"Tutto quello che occorre per gustare la
felicità" (Zorba il greco)
Continuiamo a trarre alcuni brani dal romanzo
Zorba il greco
di
Nikos Kazantzakis:
"«Accade a te quello che accadde una volta a un corvo.»
«Sarebbe a dire?»
«Beh, era abituato a camminare dignitosamente, in modo degno di rispetto, come
si conveniva ad un buon corvo. Ma un giorno si mise in capo di imitare
l'incedere dei colombi... E da allora in poi il poveretto non riuscì più a
riprendere il suo abituale modo e a camminare. Si era confuso, capisci?

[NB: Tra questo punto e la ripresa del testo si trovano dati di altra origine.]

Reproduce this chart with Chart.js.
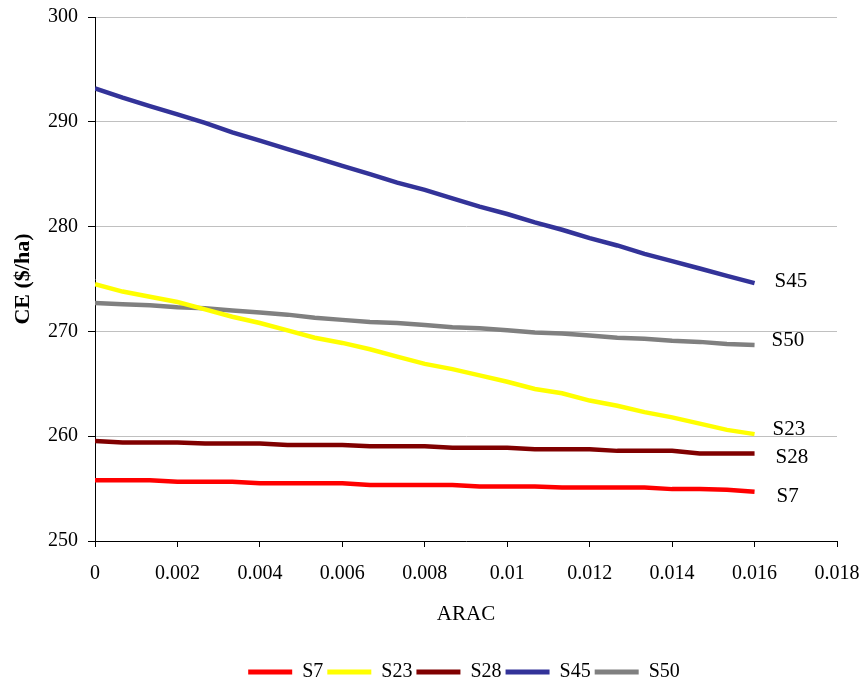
<!DOCTYPE html>
<html>
<head>
<meta charset="utf-8">
<script src="https://cdn.jsdelivr.net/npm/chart.js@4/dist/chart.umd.min.js"></script>
<style>
  html, body { margin: 0; padding: 0; background: #fff; }
  canvas { display: block; }
</style>
</head>
<body>
<canvas id="c" width="864" height="686"></canvas>
<script>
// ---- data ----
const seriesNames = ['S7', 'S23', 'S28', 'S45', 'S50'];
const aracValues = [0, 0.00067, 0.00133, 0.002, 0.00267, 0.00333, 0.004, 0.00467, 0.00533,
  0.006, 0.00667, 0.00733, 0.008, 0.00867, 0.00933, 0.01, 0.01067, 0.01133, 0.012,
  0.01267, 0.01333, 0.014, 0.01467, 0.01533, 0.016];
const s7 = [255.8, 255.8, 255.8, 255.65, 255.65, 255.65, 255.5, 255.5, 255.5, 255.5,
  255.35, 255.35, 255.35, 255.35, 255.2, 255.2, 255.2, 255.1, 255.1, 255.1, 255.1,
  254.95, 254.95, 254.9, 254.7];
const s23 = [274.5, 273.8, 273.3, 272.8, 272.1, 271.4, 270.8, 270.1, 269.4, 268.9,
  268.3, 267.6, 266.9, 266.4, 265.8, 265.2, 264.5, 264.1, 263.4, 262.9, 262.3,
  261.8, 261.2, 260.6, 260.2];
const s28 = [259.55, 259.4, 259.4, 259.4, 259.3, 259.3, 259.3, 259.15, 259.15, 259.15,
  259.05, 259.05, 259.05, 258.9, 258.9, 258.9, 258.75, 258.75, 258.75, 258.6, 258.6,
  258.6, 258.35, 258.35, 258.35];
const s45 = [293.2, 292.3, 291.5, 290.7, 289.9, 289.0, 288.2, 287.4, 286.6, 285.8,
  285.0, 284.2, 283.5, 282.7, 281.9, 281.2, 280.4, 279.7, 278.9, 278.2, 277.4,
  276.7, 276.0, 275.3, 274.6];
const s50 = [272.7, 272.6, 272.5, 272.3, 272.2, 272.0, 271.8, 271.6, 271.3, 271.1,
  270.9, 270.8, 270.6, 270.4, 270.3, 270.1, 269.9, 269.8, 269.6, 269.4, 269.3,
  269.1, 269.0, 268.8, 268.7];
const xTickLabels = ['0', '0.002', '0.004', '0.006', '0.008', '0.01', '0.012', '0.014', '0.016', '0.018'];
const yTickLabels = ['250', '260', '270', '280', '290', '300'];
const xTitle = 'ARAC';
const yTitle = 'CE ($/ha)';

// ---- styles ----
const seriesValues = [s7, s23, s28, s45, s50];
const seriesColors = ['#FF0000', '#FFFF00', '#800000', '#333399', '#808080'];
const FONT = "'Liberation Serif', 'Times New Roman', serif";
Chart.defaults.font.family = FONT;
Chart.defaults.color = '#000';

const datasets = seriesNames.map((name, i) => ({
  label: name,
  data: aracValues.map((x, j) => ({ x: x, y: seriesValues[i][j] })),
  borderColor: seriesColors[i],
  backgroundColor: seriesColors[i],
  borderWidth: 4.5,
  pointRadius: 0,
  tension: 0,
  fill: false
}));

// label offsets relative to each series' last point (style only)
const endLabelOffsets = { S7: [22, 5], S23: [18, -5], S28: [21, 4], S45: [20, -2], S50: [17, -5] };

const endLabels = {
  id: 'endLabels',
  afterDatasetsDraw(chart) {
    const ctx = chart.ctx;
    ctx.save();
    ctx.font = "21px " + FONT;
    ctx.fillStyle = '#000';
    ctx.textAlign = 'left';
    ctx.textBaseline = 'middle';
    chart.data.datasets.forEach((ds, i) => {
      const meta = chart.getDatasetMeta(i);
      const pt = meta.data[meta.data.length - 1];
      const off = endLabelOffsets[ds.label] || [18, 0];
      ctx.fillText(ds.label, pt.x + off[0], pt.y + off[1]);
    });
    ctx.restore();
  }
};

const legendPlace = {
  id: 'legendPlace',
  afterLayout(chart) {
    const l = chart.legend;
    if (!l) return;
    const pad = l.options.labels.padding;
    const cx = (l.left + pad + l.right) / 2;
    const dx = 466 - cx;
    l.left += dx; l.right += dx;
    const ih = (l.legendHitBoxes && l.legendHitBoxes[0]) ? l.legendHitBoxes[0].height : 20;
    const cy = l.top + pad + ih / 2;
    const dy = 672 - cy;
    l.top += dy; l.bottom += dy;
  }
};

new Chart(document.getElementById('c'), {
  type: 'line',
  data: { datasets: datasets },
  plugins: [endLabels, legendPlace],
  options: {
    responsive: false,
    devicePixelRatio: 1,
    animation: false,
    layout: { padding: { left: 0, right: 27, top: 17, bottom: 0 } },
    plugins: {
      tooltip: { enabled: false },
      legend: {
        display: true,
        position: 'bottom',
        labels: {
          boxWidth: 44,
          boxHeight: 5,
          padding: 4,
          font: { size: 20, family: FONT },
          color: '#000',
          generateLabels(chart) {
            const items = Chart.defaults.plugins.legend.labels.generateLabels(chart);
            return items.map(it => Object.assign(it, { lineWidth: 0, fillStyle: it.strokeStyle }));
          }
        }
      }
    },
    scales: {
      x: {
        type: 'linear',
        min: 0,
        max: 0.018,
        afterFit(scale) {
          const lh = scale.chart.legend ? scale.chart.legend.height : 35;
          scale.height = 686 - 541 - lh;
          scale.paddingLeft = 0;
          scale.paddingRight = 0;
        },
        afterBuildTicks(scale) {
          scale.ticks = xTickLabels.map(t => ({ value: parseFloat(t) }));
        },
        ticks: {
          callback: (v, i) => xTickLabels[i],
          font: { size: 20, family: FONT },
          color: '#000',
          padding: 15,
          maxRotation: 0,
          autoSkip: false
        },
        grid: {
          drawOnChartArea: false,
          drawTicks: true,
          tickLength: 6,
          tickColor: '#000',
          color: '#000'
        },
        border: { display: true, color: '#000', width: 1 },
        title: {
          display: true,
          text: xTitle,
          font: { size: 21, family: FONT },
          color: '#000',
          padding: { top: 0, bottom: 25 }
        }
      },
      y: {
        type: 'linear',
        min: 250,
        max: 300,
        afterFit(scale) {
          scale.width = 95;
          scale.paddingTop = 0;
          scale.paddingBottom = 0;
        },
        afterBuildTicks(scale) {
          scale.ticks = yTickLabels.map(t => ({ value: parseFloat(t) }));
        },
        ticks: {
          callback: (v, i) => yTickLabels[i],
          font: { size: 20, family: FONT },
          color: '#000',
          padding: 10
        },
        grid: {
          color: '#c0c0c0',
          lineWidth: 1,
          drawTicks: true,
          tickLength: 7,
          tickColor: '#000'
        },
        border: { display: true, color: '#000', width: 1 },
        title: {
          display: true,
          text: yTitle,
          font: { size: 22, weight: 'bold', family: FONT },
          color: '#000',
          padding: { top: 10, bottom: 0 }
        }
      }
    }
  }
});
</script>
</body>
</html>
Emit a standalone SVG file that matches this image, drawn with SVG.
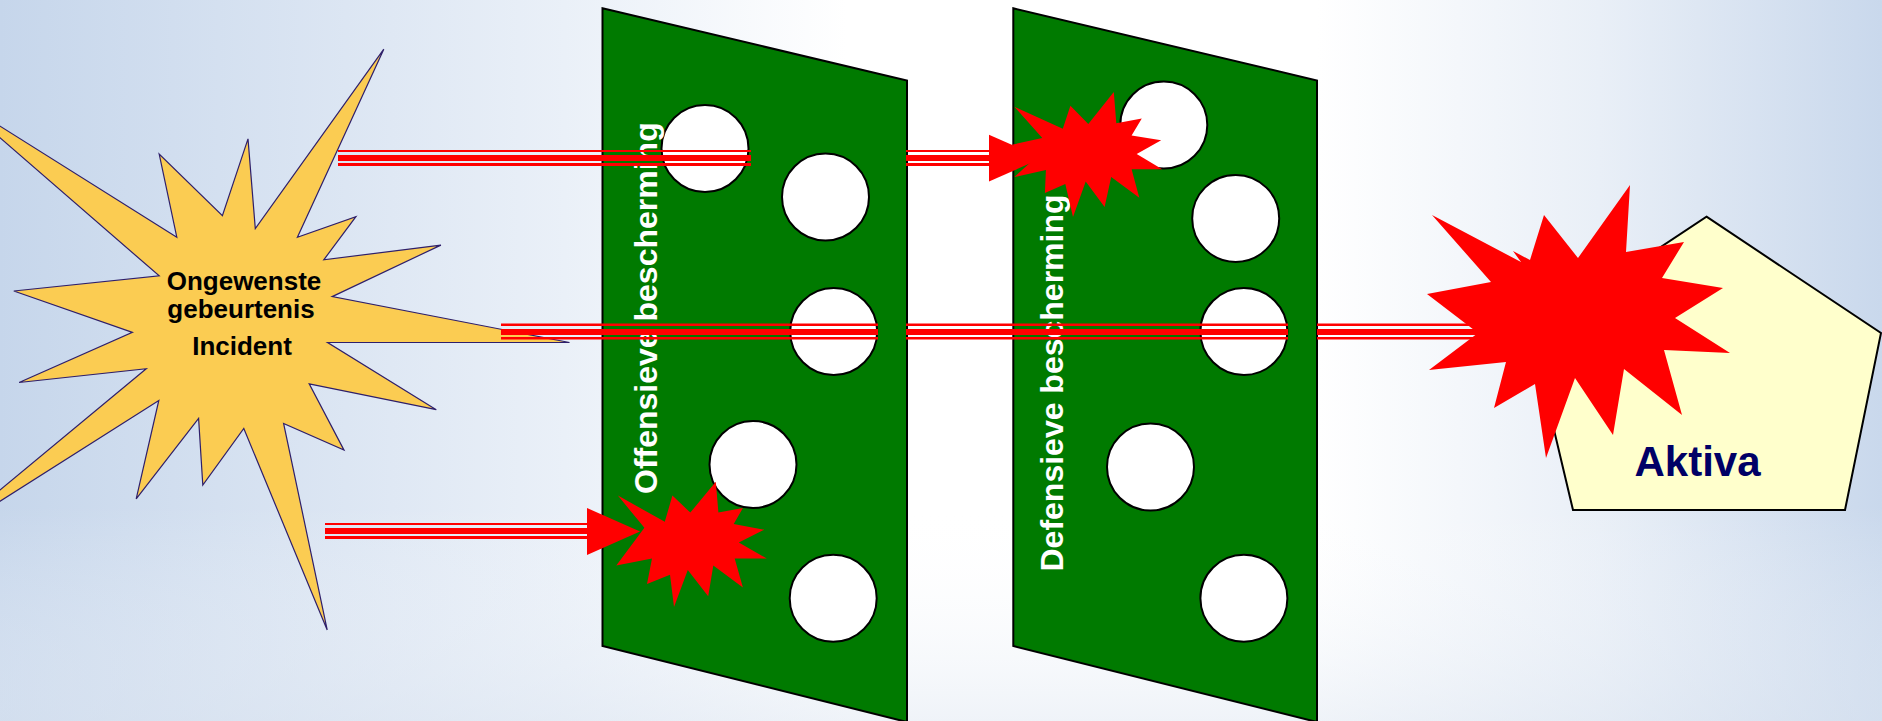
<svg xmlns="http://www.w3.org/2000/svg" width="1882" height="721" viewBox="0 0 1882 721">
  <defs>
    <linearGradient id="bg" x1="0" y1="0" x2="1" y2="0">
      <stop offset="0" stop-color="#c6d6eb"/>
      <stop offset="0.3" stop-color="#eaf0f8"/>
      <stop offset="0.45" stop-color="#ffffff"/>
      <stop offset="0.7" stop-color="#ffffff"/>
      <stop offset="0.85" stop-color="#e9eff7"/>
      <stop offset="1" stop-color="#c9d8ec"/>
    </linearGradient>
    <linearGradient id="bgv" x1="0" y1="0" x2="0" y2="1">
      <stop offset="0" stop-color="#ffffff" stop-opacity="0"/>
      <stop offset="0.7" stop-color="#ffffff" stop-opacity="0"/>
      <stop offset="1" stop-color="#dfe7f2" stop-opacity="0.5"/>
    </linearGradient>
    <linearGradient id="stripes" x1="0" y1="0" x2="0" y2="1">
      <stop offset="0" stop-color="#ff0000"/>
      <stop offset="0.14" stop-color="#ff0000"/>
      <stop offset="0.14" stop-color="#ffffff" stop-opacity="0"/>
      <stop offset="0.33" stop-color="#ffffff" stop-opacity="0"/>
      <stop offset="0.33" stop-color="#ff0000"/>
      <stop offset="0.69" stop-color="#ff0000"/>
      <stop offset="0.69" stop-color="#ffffff" stop-opacity="0"/>
      <stop offset="0.84" stop-color="#ffffff" stop-opacity="0"/>
      <stop offset="0.84" stop-color="#ff0000"/>
      <stop offset="1" stop-color="#ff0000"/>
    </linearGradient>
  </defs>
  <style>
    .panel { fill: #007a00; stroke: #000000; stroke-width: 2; }
    .hole { fill: #ffffff; stroke: #000000; stroke-width: 2; }
    .ptext { fill: #ffffff; font-family: "Liberation Sans", Arial, sans-serif; font-weight: bold; font-size: 32px; }
    .stext { fill: #000000; font-family: "Liberation Sans", Arial, sans-serif; font-weight: bold; font-size: 26px; text-anchor: middle; }
    .band { fill: url(#stripes); }
    .head { fill: #ff0000; }
    .burst { fill: #ff0000; }
  </style>
  <rect x="0" y="0" width="1882" height="721" fill="url(#bg)"/>
  <rect x="0" y="0" width="1882" height="721" fill="url(#bgv)"/>

  <g id="incident">
    <polygon fill="#fbcc52" stroke="#2e1f6b" stroke-width="1.2" points="383.8,49.2 297.4,237.2 355.9,216.6 323.8,259.8 440.9,245.1 332.2,296.6 569.5,342.5 327.6,342.5 436.3,409.7 309.2,383.9 344,450.1 283.6,423.4 327.2,629.9 243.8,428.5 202.8,485.1 198.6,418.4 136.2,498.9 158.8,400.5 -58,538 146.2,368.7 19.1,382.5 132.4,332.4 13.8,291 159.2,275.9 -48,96 176.8,237.2 159.2,154 222.4,215.6 248,138.9 255.3,228.5"/>
    <text class="stext" x="244" y="290">Ongewenste</text>
    <text class="stext" x="241" y="318">gebeurtenis</text>
    <text class="stext" x="242" y="355">Incident</text>
  </g>

  <g id="offensieve-bescherming">
    <polygon class="panel" points="602.5,8.3 907,80.5 907,722 602.5,646"/>
    <ellipse class="hole" cx="705" cy="148.5" rx="43.5" ry="43.5"/>
    <ellipse class="hole" cx="825.5" cy="197" rx="43.5" ry="43.5"/>
    <ellipse class="hole" cx="833.7" cy="331.5" rx="43.5" ry="43.5"/>
    <ellipse class="hole" cx="753" cy="464.5" rx="43.5" ry="43.5"/>
    <ellipse class="hole" cx="833.2" cy="598.2" rx="43.5" ry="43.5"/>
    <text class="ptext" transform="translate(657,494) rotate(-90)">Offensieve bescherming</text>
  </g>

  <g id="defensieve-bescherming">
    <polygon class="panel" points="1013.3,8.3 1317,80.5 1317,722 1013.3,646"/>
    <ellipse class="hole" cx="1163.8" cy="125" rx="43.5" ry="43.5"/>
    <ellipse class="hole" cx="1235.7" cy="218.4" rx="43.5" ry="43.5"/>
    <ellipse class="hole" cx="1243.9" cy="331.5" rx="43.5" ry="43.5"/>
    <ellipse class="hole" cx="1150.5" cy="467" rx="43.5" ry="43.5"/>
    <ellipse class="hole" cx="1243.9" cy="598.2" rx="43.5" ry="43.5"/>
    <text class="ptext" transform="translate(1063,571.5) rotate(-90)">Defensieve bescherming</text>
  </g>

  <g id="aktiva">
    <polygon fill="#ffffcc" stroke="#000000" stroke-width="2" points="1706.5,216.7 1881,333 1845,510 1573,510 1531,333"/>
    <text x="1697.5" y="476" fill="#000066" font-family="Liberation Sans, Arial, sans-serif" font-weight="bold" font-size="42" text-anchor="middle">Aktiva</text>
  </g>

  <g id="connectors">
    <rect class="band" x="338" y="150" width="413" height="16"/>
    <rect class="band" x="906" y="150" width="84" height="16"/>
    <polygon class="head" points="989,134.7 1042,158 989,181.6"/>
    <rect class="band" x="501" y="323.5" width="377" height="16"/>
    <rect class="band" x="906" y="323.5" width="382" height="16"/>
    <rect class="band" x="1317" y="323.5" width="170" height="16"/>
    <rect class="band" x="325" y="523" width="263" height="16"/>
    <polygon class="head" points="587,508 640,531.5 587,555"/>
  </g>

  <g id="impacts">
    <polygon class="burst" points="1113.8,92 1088.3,124.1 1070.4,105.7 1062.8,128.7 1014.3,106.7 1042.3,137.9 1011.7,144.8 1034.7,158.6 1014.3,177 1045.9,170.1 1044.9,193.1 1065.3,183.9 1073,217 1085.7,181.6 1104.6,206.9 1111.2,177 1139.3,197.7 1131.6,169.2 1162.2,169.2 1136.7,154 1161.2,140.2 1131.6,135.6 1141.8,118.6 1116.3,123.2"/>
    <polygon class="burst" points="715.8,481.8 690.3,512.6 672.4,495.6 664.8,521.8 617.9,495.6 644.4,527.8 616.3,565.5 652,558.6 647,583.9 670,574.7 674,606.9 687.8,570.1 708.2,596.3 713.3,565.5 742.9,587.6 734.7,558.6 766.8,558.6 738.8,542.5 764.3,529.7 733.7,524.1 742.9,508 718.4,512.6"/>
    <polygon class="burst" points="1630,185 1578,258 1544,215 1530,260 1513,251 1521,262 1432,215 1491,282 1427,294 1478,333 1429,370 1506,362 1494,408 1535,384 1546,458 1575,378 1613,435 1624,369 1682,415 1664,350 1730,353 1675,318 1723,288 1662,278 1684,242 1626,252"/>
  </g>
</svg>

Saltellava e zoppicava: era incapace di recuperare il perduto decoro».
[...]
Ancora una volta compresi quale semplice e modesta cosa fosse la felicità, un
bicchiere di vino, qualche castagna arrostita, un braciere incrinato pieno di
carboni ardenti, il suono del mare. Null'altro. Tutto quello che occorre per
gustare la felicità nel luogo e nel momento adatto, è un cuore semplice e
modesto.
[...]
«La mia gioia è grande, perché è semplice e perché trova origine negli eterni
elementi: l'aria pura, il sole, il mare e il pane di grano».
[...]
«Senza dubbio tu sei soddisfatto della vita che conduci e, poiché la consideri
felice, essa lo è. Hai scelto la felicità»
[...]
Riappesi la lampada al gancio. Zorba era completamente assorto nel suo lavoro:
non pensava a null'altro, era divenuto una cosa sola con la terra, il piccone e
il carbone.
[...]
«[...] Sono tutto preso dal mio lavoro, tutto teso anima e corpo, con
l'attenzione fissa alla pietra, al carbone, al santuri. Se mi parli o mi
tocchi all'improvviso, ed io cerco di voltarmi, posso scattare. Hai capito,
ora?»" (pp. 85-86; 101; 112; 114; 135).
Custodire la propria natura è farla essere. Soprattutto
riconoscerla. Riconoscerla non è guardarla: è esservi aderenti, senza farne un
oggetto, un contenuto, una descrizione di conoscenze psicologiche. La
descrizione reifica, cristallizza la natura indicibile che ti abita e che cerca
in te la sua espressione. La descrizione blocca il suo essere, la costringe in
canali. Hai paura e allora non ti esponi totalmente a ciò a cui ti condurrà, a
ciò che non sai. Imiti modelli e allora appari posticcio, falso. Hai già perso
la tua nobiltà. Hai assunto artifizi, sei fuori dalla tua semplicità. Cerchi
soluzioni mirabolanti, ti esalti solo davanti ai grandi effetti speciali, alle
parole roboanti, alle sfrenatezze delle fantisticherie di una mente frustrata e
in gabbia. E allora perdi il suono del mare, il bicchiere di vino, la bellezza
dell'essere delle cose. Cerchi troppo in alto. Soprattutto il problema è che
cerchi. E allora non vedi. Lo sai, te l'hanno già detto tutti, ma non lo sai mai
fino in fondo: la retorica della felicità finalmente ha la sua fine quando
capisci che la questione non sta nei contenuti, ma nell'atteggiamento.
Allora quando non hai più tensioni, attese, aspettative verso questa o quella
cosa, questo o quell'evento, sei tutto aderente all'atto dell'attimo. Sei tutto
preso. Non c'è dualismo, non c'è domanda, non c'è ricerca.